◆ RECORDS SUPPLIED:
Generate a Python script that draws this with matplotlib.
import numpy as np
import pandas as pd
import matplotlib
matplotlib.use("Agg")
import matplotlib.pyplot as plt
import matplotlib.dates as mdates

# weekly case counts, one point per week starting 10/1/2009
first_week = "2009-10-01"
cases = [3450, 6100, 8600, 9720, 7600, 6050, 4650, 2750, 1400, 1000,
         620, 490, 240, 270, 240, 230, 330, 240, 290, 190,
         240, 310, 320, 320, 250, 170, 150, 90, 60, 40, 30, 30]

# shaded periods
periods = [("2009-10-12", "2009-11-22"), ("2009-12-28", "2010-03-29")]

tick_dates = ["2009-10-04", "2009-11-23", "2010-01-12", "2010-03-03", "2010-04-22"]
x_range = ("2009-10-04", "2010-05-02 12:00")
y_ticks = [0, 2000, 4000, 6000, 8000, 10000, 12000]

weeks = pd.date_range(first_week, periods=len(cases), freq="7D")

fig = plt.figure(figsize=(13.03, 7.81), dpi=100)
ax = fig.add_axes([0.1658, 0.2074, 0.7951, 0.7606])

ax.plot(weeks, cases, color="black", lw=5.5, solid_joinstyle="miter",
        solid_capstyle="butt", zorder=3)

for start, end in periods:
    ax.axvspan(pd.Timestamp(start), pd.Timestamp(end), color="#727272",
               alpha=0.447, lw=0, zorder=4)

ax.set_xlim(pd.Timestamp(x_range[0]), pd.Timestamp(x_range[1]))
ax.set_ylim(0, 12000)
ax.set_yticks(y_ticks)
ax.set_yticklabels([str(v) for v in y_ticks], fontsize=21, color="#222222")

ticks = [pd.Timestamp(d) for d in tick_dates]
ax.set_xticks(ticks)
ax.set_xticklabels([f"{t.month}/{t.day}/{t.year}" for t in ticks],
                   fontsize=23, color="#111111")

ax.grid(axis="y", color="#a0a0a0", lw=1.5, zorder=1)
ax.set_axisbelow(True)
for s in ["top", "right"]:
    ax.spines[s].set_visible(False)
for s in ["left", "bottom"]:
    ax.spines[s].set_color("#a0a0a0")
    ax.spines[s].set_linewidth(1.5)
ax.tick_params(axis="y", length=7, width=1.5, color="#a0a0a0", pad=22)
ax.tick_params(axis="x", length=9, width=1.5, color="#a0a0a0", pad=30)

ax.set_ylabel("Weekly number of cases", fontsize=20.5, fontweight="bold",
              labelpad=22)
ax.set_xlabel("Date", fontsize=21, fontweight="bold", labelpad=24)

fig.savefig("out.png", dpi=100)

* * *

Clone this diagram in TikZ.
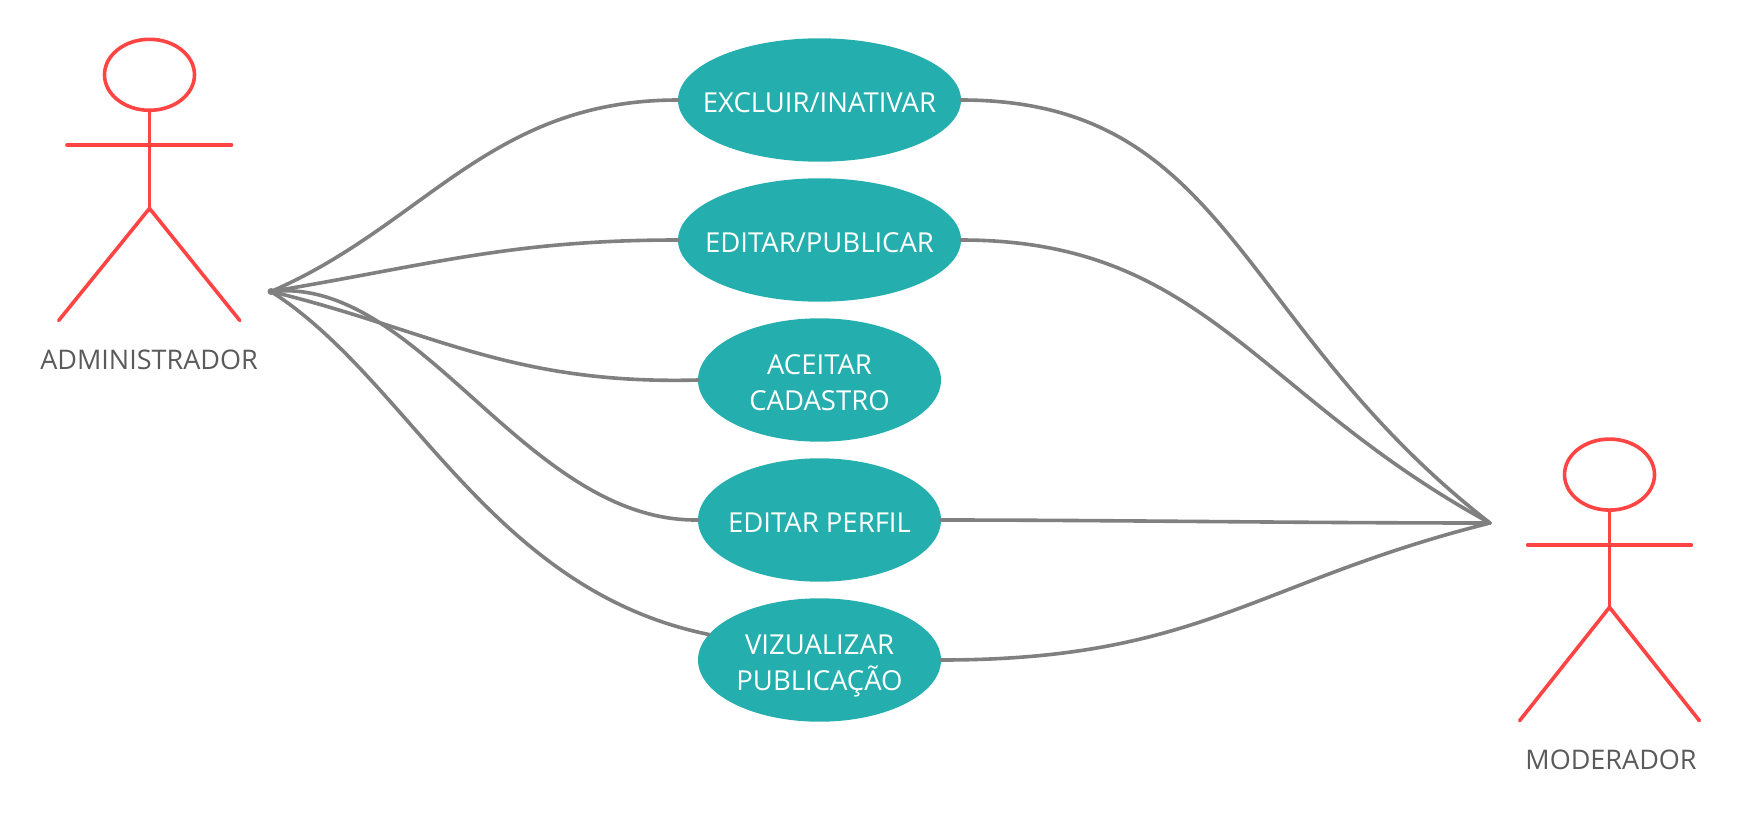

◆ REQUIREMENTS: Locate and copy each line in the data above that includes the word "this".

◆ FINISHED ANSWER:
Generate a Python script that draws this with matplotlib.
Clone this diagram in TikZ.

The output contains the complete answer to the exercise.